The students were in the three groups based on year level, years 3-4, years 5-6 and years 7-8.  As I teach years 7-8 I will only use their data.

The students were asked, what they liked about writing.  

The year 7-8 answer was:

  • having free writing with their own topic  

They were also asked what they struggled with when writing.  To which they responded: 


  • Ideas - getting more than one (I’m not sure if they meant they struggle to come up with many ideas for one topic, or they are not given enough topics to write about)


  • Story progression (I understand how this could be difficult especially when writing tasks or topics are set, and the student has no experience of the topic)


  • Making the words flow (I tell my students: read, read, read to build up their vocabulary base, plus a  list of banned adjectives, e.g. nice, big)


  • Physical writing (eek, even I struggle with this nowadays. To help overcome this, my students need to complete their writing in an exercise book.  To help with penmanship one of our learning intentions is to take pride in our work, therefore working slower to produce neater and tidier work if need be, quality over quantity)


  • Story development (as with story progression)


  • Disappointing your teacher  (I don’t ever want my students to feel disappointed for this reason)


  • ALL LEVELS some students said it was boring.  When questioned further, in 99% of all cases it came down to them not having an idea. (Again, this shows students need to relate to the topic they are writing about)


© Judi Billcliff Rainbow Poetry 2019  www.rainbowpoetry.co.nz

In term 2, I spent more time breaking down writing, than actually writing stories or text.  

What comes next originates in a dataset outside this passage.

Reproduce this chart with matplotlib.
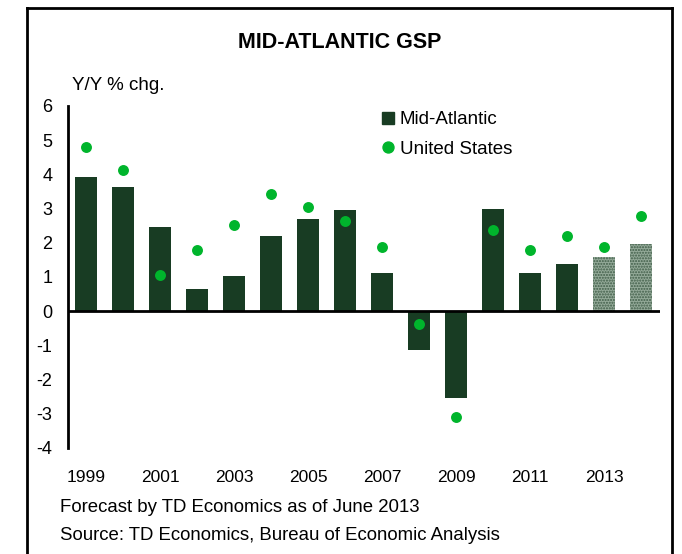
import matplotlib
matplotlib.use("Agg")
import matplotlib.pyplot as plt
from matplotlib.lines import Line2D
import numpy as np

years = [1999, 2000, 2001, 2002, 2003, 2004, 2005, 2006,
         2007, 2008, 2009, 2010, 2011, 2012, 2013, 2014]
mid_atlantic = [3.92, 3.63, 2.47, 0.64, 1.02, 2.19, 2.69, 2.96,
                1.11, -1.14, -2.54, 2.99, 1.11, 1.38, 1.58, 1.96]
united_states = [4.81, 4.12, 1.05, 1.78, 2.52, 3.43, 3.05, 2.63,
                 1.88, -0.36, -3.10, 2.36, 1.79, 2.19, 1.87, 2.77]
forecast_years = [2013, 2014]
tick_years = [1999, 2001, 2003, 2005, 2007, 2009, 2011, 2013]
y_ticks = [6, 5, 4, 3, 2, 1, 0, -1, -2, -3, -4]

plt.rcParams['font.family'] = ['Liberation Sans', 'DejaVu Sans']

W, H = 682, 554
fig = plt.figure(figsize=(W / 100, H / 100), dpi=100)
ax = fig.add_axes([67.5 / W, 1 - 448 / H, (659.5 - 67.5) / W, (448 - 106) / H])

dark = '#183c23'
bright = '#00b52c'
x = np.arange(len(years))
actual = [i for i, y in enumerate(years) if y not in forecast_years]
fcst = [i for i, y in enumerate(years) if y in forecast_years]

ax.bar(x[actual], [mid_atlantic[i] for i in actual], width=0.57,
       color=dark, zorder=2)
ax.bar(x[fcst], [mid_atlantic[i] for i in fcst], width=0.57,
       facecolor='#94aa99', edgecolor='#3f5c47', hatch='......',
       linewidth=0, zorder=2)
ax.scatter(x, united_states, s=62, color=bright, zorder=3, linewidths=0)

ax.axhline(0, color='black', lw=2, zorder=4)
ax.set_xlim(-0.5, len(years) - 0.5)
ax.set_ylim(-4, 6)
ax.set_yticks(y_ticks)
ax.set_yticklabels([str(v) for v in y_ticks])
ax.set_xticks([years.index(y) for y in tick_years])
ax.set_xticklabels([str(y) for y in tick_years])
ax.tick_params(axis='both', length=0)
ax.tick_params(axis='y', pad=11, labelsize=13)
ax.tick_params(axis='x', pad=16, labelsize=12.5)
for s in ['top', 'right', 'bottom']:
    ax.spines[s].set_visible(False)
ax.spines['left'].set_linewidth(2)
ax.patch.set_visible(False)

handles = [
    Line2D([], [], marker='s', color=dark, linestyle='none', markersize=8.6),
    Line2D([], [], marker='o', color=bright, linestyle='none', markersize=7.9),
]
ax.legend(handles, ['Mid-Atlantic', 'United States'], loc='upper left',
          bbox_to_anchor=(0.52, 1.007), frameon=False, fontsize=13.5,
          handlelength=0.6, handletextpad=0.3, labelspacing=0.66,
          borderaxespad=0)

fig.text(340 / W, 1 - 43 / H, 'MID-ATLANTIC GSP', ha='center', va='center',
         fontsize=15.5, fontweight='bold')
fig.text(72 / W, 1 - 85 / H, 'Y/Y % chg.', ha='left', va='center', fontsize=13.5)
fig.text(60 / W, 1 - 508 / H, 'Forecast by TD Economics as of June 2013',
         ha='left', va='center', fontsize=13.4)
fig.text(60 / W, 1 - 536 / H, 'Source: TD Economics, Bureau of Economic Analysis',
         ha='left', va='center', fontsize=13.4)

# outer frame
for xs, ys in [([27, 27], [8, H + 5]), ([672, 672], [8, H + 5]), ([27, 672], [8, 8])]:
    fig.add_artist(Line2D([v / W for v in xs], [1 - v / H for v in ys],
                          color='black', lw=2))

fig.savefig('out.png', dpi=100)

I started with something simple like nouns and adjectives. Asking the students what a noun was, what an adjective was. Surprisingly, they were not all confident in answering those questions.

I put up a picture of animals in a jungle and asked students to give me nouns from the picture, and adjectives, and then we moved onto verbs, and adverbs.  Pushing the students more, we looked at similes, metaphors, onomatopoeia, and alliteration, all the time using just one photo.  Granted the more objects in a photo the easier it is.

At the end of last term Room 6 made a huge shift in their writing test, with over 25% of students increasing their e-asTTle grade by 3 sublevels, 10% by 4 sublevels and 19% by 5 sublevels.  Surprisingly, similes featured aplenty in their writing.

Student feedback: “In my opinion I like the writing sessions that we are doing because we are going into more details about our writing which I think is good because then we can use the details in our writing test.”